** start **
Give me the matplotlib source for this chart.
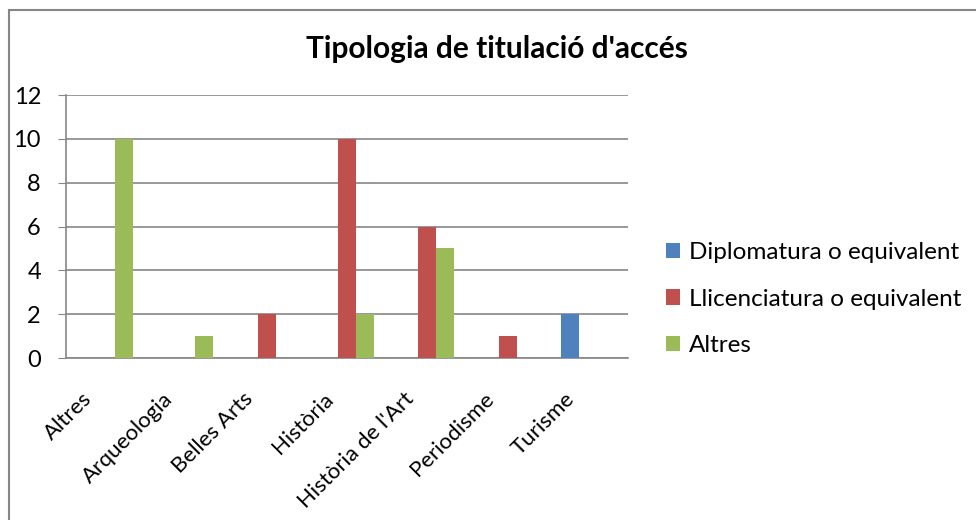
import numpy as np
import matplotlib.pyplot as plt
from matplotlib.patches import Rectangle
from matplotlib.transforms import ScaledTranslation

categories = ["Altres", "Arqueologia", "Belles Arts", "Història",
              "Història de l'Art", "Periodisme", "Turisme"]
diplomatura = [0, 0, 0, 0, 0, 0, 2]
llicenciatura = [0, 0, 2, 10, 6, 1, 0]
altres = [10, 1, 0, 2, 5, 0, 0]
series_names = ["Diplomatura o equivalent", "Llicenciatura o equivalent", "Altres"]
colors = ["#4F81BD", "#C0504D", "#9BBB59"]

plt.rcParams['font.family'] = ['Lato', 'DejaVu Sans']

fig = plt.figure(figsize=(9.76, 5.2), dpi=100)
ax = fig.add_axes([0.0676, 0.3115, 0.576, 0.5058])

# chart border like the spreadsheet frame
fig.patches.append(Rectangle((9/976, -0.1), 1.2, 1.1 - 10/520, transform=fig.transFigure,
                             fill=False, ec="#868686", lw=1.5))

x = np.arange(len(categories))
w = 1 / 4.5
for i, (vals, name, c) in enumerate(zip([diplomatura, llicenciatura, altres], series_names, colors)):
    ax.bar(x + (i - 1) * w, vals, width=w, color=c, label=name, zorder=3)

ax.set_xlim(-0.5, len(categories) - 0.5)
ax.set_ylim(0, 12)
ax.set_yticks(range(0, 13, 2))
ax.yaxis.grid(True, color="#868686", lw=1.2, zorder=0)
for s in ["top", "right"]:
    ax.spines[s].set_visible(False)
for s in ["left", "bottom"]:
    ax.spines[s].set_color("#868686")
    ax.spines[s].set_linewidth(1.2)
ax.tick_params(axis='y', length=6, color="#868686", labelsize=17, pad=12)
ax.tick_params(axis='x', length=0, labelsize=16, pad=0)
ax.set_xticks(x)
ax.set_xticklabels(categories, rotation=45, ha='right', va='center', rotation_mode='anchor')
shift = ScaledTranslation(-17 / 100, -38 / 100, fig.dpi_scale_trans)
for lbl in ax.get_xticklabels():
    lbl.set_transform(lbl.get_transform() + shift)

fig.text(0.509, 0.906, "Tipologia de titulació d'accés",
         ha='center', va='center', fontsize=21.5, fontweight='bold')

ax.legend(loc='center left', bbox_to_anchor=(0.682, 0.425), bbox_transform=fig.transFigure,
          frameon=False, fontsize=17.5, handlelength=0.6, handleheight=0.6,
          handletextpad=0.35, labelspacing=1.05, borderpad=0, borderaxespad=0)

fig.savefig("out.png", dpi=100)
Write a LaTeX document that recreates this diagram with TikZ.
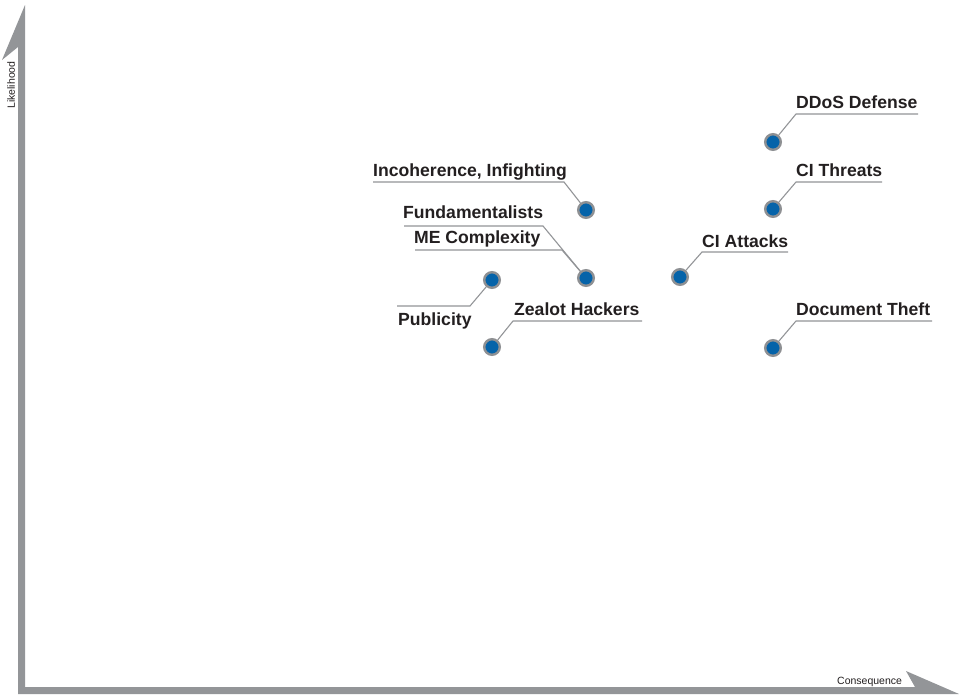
** end **
## [Given task]
Each entry above should be reproduced exactly, with the pictures removed.

## [Solved exercise]
Give me the matplotlib source for this chart.
import numpy as np
import matplotlib.pyplot as plt
from matplotlib.patches import Rectangle
from matplotlib.transforms import ScaledTranslation

categories = ["Altres", "Arqueologia", "Belles Arts", "Història",
              "Història de l'Art", "Periodisme", "Turisme"]
diplomatura = [0, 0, 0, 0, 0, 0, 2]
llicenciatura = [0, 0, 2, 10, 6, 1, 0]
altres = [10, 1, 0, 2, 5, 0, 0]
series_names = ["Diplomatura o equivalent", "Llicenciatura o equivalent", "Altres"]
colors = ["#4F81BD", "#C0504D", "#9BBB59"]

plt.rcParams['font.family'] = ['Lato', 'DejaVu Sans']

fig = plt.figure(figsize=(9.76, 5.2), dpi=100)
ax = fig.add_axes([0.0676, 0.3115, 0.576, 0.5058])

# chart border like the spreadsheet frame
fig.patches.append(Rectangle((9/976, -0.1), 1.2, 1.1 - 10/520, transform=fig.transFigure,
                             fill=False, ec="#868686", lw=1.5))

x = np.arange(len(categories))
w = 1 / 4.5
for i, (vals, name, c) in enumerate(zip([diplomatura, llicenciatura, altres], series_names, colors)):
    ax.bar(x + (i - 1) * w, vals, width=w, color=c, label=name, zorder=3)

ax.set_xlim(-0.5, len(categories) - 0.5)
ax.set_ylim(0, 12)
ax.set_yticks(range(0, 13, 2))
ax.yaxis.grid(True, color="#868686", lw=1.2, zorder=0)
for s in ["top", "right"]:
    ax.spines[s].set_visible(False)
for s in ["left", "bottom"]:
    ax.spines[s].set_color("#868686")
    ax.spines[s].set_linewidth(1.2)
ax.tick_params(axis='y', length=6, color="#868686", labelsize=17, pad=12)
ax.tick_params(axis='x', length=0, labelsize=16, pad=0)
ax.set_xticks(x)
ax.set_xticklabels(categories, rotation=45, ha='right', va='center', rotation_mode='anchor')
shift = ScaledTranslation(-17 / 100, -38 / 100, fig.dpi_scale_trans)
for lbl in ax.get_xticklabels():
    lbl.set_transform(lbl.get_transform() + shift)

fig.text(0.509, 0.906, "Tipologia de titulació d'accés",
         ha='center', va='center', fontsize=21.5, fontweight='bold')

ax.legend(loc='center left', bbox_to_anchor=(0.682, 0.425), bbox_transform=fig.transFigure,
          frameon=False, fontsize=17.5, handlelength=0.6, handleheight=0.6,
          handletextpad=0.35, labelspacing=1.05, borderpad=0, borderaxespad=0)

fig.savefig("out.png", dpi=100)
Write a LaTeX document that recreates this diagram with TikZ.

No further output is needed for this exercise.